The opening pictures start with a panorama of Nazareth, taken on 20 September, then we see the soldiers of the 4th Australian Light Cavalry Regiment entering on 25 September into the picturesque Tiberias on the western shore of Lake Galilee, one of the four holy cities of the Palestinian Jews. The Australian cavalrymen marching in endless rows are accompanied by the curious gaze of the local population, including Jews in caftans and shtreimel (2:04 – 2:42).

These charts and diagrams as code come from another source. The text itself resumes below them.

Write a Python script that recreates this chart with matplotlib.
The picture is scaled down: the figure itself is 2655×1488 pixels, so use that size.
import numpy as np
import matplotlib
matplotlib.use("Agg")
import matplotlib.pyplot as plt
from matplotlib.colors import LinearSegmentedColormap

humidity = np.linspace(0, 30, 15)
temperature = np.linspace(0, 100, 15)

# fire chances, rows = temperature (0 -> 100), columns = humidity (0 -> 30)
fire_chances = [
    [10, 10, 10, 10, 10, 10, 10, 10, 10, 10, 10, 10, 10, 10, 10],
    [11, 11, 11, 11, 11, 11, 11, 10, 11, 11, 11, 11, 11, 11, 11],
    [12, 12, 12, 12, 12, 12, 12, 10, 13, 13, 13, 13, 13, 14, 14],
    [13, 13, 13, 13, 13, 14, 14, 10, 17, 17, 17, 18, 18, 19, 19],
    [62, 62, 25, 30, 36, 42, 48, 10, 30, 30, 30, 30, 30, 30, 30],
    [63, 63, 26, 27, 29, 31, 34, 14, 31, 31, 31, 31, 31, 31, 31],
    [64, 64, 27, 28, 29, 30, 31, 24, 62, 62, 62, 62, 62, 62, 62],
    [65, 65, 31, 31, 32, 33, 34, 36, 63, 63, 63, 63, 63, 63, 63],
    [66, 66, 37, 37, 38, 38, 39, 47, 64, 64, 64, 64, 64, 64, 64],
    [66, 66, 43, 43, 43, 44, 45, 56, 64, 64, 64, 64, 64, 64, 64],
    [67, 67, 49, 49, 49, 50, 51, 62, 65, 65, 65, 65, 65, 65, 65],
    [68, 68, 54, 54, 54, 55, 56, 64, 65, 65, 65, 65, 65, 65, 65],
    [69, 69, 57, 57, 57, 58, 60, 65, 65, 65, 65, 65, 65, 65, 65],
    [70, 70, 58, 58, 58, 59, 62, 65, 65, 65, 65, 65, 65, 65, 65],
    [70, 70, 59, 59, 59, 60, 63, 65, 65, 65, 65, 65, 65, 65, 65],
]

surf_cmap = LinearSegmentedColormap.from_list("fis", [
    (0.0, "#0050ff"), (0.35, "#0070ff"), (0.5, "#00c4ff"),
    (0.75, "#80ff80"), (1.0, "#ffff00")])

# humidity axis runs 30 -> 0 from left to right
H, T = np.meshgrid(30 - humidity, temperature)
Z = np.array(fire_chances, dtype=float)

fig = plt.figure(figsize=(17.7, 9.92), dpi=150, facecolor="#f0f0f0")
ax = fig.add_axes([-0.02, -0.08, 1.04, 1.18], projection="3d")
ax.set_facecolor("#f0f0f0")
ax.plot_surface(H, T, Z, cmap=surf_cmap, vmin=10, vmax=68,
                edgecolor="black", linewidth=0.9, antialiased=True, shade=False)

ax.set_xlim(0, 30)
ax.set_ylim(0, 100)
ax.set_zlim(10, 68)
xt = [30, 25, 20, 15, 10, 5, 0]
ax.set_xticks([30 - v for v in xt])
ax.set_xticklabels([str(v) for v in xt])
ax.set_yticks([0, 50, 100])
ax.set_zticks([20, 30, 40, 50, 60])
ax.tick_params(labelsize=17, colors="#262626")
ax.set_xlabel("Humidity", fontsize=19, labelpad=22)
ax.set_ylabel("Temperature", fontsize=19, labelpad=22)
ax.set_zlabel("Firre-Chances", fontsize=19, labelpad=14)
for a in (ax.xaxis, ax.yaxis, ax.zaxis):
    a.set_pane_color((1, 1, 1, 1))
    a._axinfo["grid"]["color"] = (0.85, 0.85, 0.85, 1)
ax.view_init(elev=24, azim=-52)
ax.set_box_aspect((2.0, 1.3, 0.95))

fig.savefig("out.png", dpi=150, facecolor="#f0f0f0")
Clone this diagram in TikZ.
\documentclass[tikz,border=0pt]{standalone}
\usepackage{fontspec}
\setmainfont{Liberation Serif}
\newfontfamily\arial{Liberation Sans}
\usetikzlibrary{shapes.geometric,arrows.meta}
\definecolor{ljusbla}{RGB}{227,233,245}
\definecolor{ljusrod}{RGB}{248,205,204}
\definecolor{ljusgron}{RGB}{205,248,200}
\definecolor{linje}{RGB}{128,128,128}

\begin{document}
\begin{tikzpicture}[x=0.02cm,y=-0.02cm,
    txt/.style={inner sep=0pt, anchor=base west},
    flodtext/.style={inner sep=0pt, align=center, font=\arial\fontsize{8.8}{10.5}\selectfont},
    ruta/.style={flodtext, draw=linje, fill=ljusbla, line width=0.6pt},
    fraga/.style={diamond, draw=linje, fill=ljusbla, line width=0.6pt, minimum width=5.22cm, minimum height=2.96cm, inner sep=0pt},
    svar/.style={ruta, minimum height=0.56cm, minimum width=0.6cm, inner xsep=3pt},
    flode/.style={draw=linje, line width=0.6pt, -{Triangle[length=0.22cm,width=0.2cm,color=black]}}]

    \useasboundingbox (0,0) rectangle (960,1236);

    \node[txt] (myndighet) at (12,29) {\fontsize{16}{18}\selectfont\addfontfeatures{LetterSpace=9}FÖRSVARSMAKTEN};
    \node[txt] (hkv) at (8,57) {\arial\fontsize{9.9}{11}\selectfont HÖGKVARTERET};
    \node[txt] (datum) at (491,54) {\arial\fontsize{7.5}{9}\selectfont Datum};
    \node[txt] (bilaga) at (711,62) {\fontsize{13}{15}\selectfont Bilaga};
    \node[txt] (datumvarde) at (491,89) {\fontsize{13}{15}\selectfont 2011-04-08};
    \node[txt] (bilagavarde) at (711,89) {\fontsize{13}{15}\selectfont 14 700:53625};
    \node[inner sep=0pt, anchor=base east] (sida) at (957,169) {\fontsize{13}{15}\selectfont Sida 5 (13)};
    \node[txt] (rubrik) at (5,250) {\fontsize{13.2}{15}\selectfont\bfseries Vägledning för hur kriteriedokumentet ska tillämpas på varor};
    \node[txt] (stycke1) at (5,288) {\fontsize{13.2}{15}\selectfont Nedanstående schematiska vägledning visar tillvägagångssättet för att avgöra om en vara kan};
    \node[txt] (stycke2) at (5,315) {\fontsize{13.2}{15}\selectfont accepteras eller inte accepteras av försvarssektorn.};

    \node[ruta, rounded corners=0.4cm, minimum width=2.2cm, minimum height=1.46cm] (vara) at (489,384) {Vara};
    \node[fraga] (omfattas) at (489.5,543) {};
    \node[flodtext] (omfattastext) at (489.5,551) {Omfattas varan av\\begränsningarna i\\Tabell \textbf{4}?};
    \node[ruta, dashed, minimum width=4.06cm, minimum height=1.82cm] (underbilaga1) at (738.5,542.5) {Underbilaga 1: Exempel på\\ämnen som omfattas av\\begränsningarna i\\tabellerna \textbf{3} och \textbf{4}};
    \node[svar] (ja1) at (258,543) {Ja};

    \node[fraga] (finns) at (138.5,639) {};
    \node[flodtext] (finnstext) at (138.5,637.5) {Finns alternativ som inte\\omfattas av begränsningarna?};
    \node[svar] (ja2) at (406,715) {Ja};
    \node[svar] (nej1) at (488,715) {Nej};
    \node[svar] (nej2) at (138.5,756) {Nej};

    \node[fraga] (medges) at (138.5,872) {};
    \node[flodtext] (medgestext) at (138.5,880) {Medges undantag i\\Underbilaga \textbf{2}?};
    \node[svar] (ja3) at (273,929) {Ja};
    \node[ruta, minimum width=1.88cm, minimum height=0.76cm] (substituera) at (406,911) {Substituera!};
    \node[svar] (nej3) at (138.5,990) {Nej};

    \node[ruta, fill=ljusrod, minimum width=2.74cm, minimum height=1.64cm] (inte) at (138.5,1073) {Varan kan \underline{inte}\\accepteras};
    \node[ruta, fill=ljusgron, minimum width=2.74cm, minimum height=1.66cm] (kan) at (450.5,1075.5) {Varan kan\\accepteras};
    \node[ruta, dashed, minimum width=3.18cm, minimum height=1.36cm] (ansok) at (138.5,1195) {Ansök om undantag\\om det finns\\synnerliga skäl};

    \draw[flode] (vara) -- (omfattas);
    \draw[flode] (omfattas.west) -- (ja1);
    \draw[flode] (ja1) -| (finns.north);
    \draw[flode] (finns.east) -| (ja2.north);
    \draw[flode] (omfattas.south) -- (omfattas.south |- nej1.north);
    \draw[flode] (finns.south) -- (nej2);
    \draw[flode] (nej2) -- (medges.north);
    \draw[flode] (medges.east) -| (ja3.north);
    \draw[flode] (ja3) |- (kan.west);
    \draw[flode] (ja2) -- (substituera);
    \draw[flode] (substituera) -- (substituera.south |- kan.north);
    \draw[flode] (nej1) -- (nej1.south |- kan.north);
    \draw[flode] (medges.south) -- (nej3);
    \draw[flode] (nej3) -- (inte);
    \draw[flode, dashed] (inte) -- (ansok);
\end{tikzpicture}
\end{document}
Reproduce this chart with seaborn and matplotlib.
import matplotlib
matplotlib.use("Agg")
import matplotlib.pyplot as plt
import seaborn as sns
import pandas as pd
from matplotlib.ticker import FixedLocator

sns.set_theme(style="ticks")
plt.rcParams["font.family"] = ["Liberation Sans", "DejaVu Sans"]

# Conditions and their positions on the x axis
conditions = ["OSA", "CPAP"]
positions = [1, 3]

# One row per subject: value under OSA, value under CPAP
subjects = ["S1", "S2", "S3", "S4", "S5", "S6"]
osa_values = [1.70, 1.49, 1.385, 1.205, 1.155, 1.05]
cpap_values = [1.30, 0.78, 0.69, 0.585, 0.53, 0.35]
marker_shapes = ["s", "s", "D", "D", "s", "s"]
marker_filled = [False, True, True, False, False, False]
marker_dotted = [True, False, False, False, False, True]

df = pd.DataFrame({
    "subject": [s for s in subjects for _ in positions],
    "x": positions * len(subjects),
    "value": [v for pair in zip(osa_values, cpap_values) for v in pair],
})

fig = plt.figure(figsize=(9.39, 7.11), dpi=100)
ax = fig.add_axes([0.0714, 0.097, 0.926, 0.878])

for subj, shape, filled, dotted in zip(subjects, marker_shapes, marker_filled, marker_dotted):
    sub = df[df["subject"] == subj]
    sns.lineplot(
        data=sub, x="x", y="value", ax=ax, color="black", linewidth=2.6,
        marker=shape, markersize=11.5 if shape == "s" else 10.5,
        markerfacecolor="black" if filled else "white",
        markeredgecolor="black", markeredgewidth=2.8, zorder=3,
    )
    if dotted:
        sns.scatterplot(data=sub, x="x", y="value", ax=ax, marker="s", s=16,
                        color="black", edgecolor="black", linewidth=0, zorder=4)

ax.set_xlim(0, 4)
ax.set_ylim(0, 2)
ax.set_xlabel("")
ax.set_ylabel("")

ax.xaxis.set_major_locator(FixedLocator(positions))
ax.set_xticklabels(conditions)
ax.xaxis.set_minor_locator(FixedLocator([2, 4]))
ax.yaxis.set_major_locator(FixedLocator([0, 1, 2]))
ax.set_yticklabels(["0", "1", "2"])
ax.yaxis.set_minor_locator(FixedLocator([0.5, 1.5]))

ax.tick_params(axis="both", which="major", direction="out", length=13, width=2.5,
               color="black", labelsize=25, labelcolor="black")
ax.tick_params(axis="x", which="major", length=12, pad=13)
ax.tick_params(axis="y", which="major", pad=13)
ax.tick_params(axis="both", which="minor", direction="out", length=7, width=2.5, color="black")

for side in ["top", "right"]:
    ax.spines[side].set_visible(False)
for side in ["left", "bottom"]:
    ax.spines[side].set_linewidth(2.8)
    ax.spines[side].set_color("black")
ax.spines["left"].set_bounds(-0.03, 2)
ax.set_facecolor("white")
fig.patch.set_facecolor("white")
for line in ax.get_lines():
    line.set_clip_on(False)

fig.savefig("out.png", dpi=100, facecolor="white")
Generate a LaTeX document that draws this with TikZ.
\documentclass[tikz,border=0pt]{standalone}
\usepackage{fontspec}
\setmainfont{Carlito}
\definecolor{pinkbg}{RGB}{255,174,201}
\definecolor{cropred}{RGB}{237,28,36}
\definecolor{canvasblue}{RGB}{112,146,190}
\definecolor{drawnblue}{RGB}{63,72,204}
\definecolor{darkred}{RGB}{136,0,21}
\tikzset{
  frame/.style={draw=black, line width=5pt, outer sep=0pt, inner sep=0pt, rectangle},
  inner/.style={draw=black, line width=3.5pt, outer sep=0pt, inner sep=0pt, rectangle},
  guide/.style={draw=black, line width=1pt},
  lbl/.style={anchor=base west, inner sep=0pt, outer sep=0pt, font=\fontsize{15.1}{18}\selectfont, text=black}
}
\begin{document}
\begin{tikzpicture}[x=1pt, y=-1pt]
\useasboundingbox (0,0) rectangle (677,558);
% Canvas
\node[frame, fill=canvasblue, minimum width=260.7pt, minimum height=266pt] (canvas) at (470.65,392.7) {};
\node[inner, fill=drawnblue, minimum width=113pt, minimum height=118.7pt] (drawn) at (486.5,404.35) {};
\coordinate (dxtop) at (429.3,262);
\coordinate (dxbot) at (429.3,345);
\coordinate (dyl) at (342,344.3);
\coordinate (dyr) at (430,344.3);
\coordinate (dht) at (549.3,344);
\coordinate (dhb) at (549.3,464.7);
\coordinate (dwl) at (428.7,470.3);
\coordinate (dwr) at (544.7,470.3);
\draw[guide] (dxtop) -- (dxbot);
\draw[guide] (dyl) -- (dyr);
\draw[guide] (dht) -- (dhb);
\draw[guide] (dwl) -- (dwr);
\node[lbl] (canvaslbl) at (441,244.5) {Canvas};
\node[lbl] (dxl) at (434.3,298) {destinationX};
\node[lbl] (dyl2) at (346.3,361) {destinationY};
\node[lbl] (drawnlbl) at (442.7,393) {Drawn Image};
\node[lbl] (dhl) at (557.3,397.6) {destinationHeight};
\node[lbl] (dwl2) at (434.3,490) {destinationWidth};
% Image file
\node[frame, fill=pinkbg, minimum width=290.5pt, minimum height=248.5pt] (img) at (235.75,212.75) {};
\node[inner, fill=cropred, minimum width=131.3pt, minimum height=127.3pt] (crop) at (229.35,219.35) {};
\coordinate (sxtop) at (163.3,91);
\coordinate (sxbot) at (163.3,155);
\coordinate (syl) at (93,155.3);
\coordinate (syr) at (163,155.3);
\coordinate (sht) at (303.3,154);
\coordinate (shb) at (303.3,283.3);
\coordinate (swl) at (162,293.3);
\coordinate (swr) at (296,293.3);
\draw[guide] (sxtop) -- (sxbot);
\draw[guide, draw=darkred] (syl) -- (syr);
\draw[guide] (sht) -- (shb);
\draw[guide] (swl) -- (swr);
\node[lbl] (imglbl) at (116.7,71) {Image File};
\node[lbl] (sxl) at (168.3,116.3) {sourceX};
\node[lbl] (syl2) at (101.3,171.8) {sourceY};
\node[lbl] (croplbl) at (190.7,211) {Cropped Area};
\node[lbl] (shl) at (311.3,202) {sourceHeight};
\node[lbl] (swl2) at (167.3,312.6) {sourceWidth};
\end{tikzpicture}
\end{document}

Then, at 3:50, a signpost shows up.


Above, more modestly, in Arabic, beneath, in clearly visible large letters, in German, it shows the road to the north: Nach Damaskus. Clearly, anyone who has already reached the holy city of Tiberias must already know where the closest metropolis of the same range is. But let us also see which is the other place – obviously of similarly great importance – to which the signpost points in the other direction.


Samach. For this city we would look in vain on the map of modern Israel. In March 1948 it was abandoned, after its about 3,300 Arab residents fled the city from the invading soldiers of the Jewish Haganah. On its former territory now we find the neighboring Degania Alef kibbutz which gradually grew upon it. However, in 1918, it was an important town on the southern shore of Lake Galilee, with an important station on the Jezreel Valley railway line connecting the Hejaz railway with Haifa. In addition, during WWI it also had a German military base with an airport, and on 25 September 1918 here took place one of the bitterest battles of Allenby’s offensive. So it rightly deserves its own signpost.

But what can be the third Middle Eastern metropolis, whose name we find under Samach?


It is not easy to read, the letters are smaller and more blurred. And there is also a number under the German word: 505. Maybe 505 kilometers? No. Because the word above it is not a city name, either. The text of the German inscription is:

Zum Kraftwagenpark 505.

But do not follow that sign. They have left the place for good.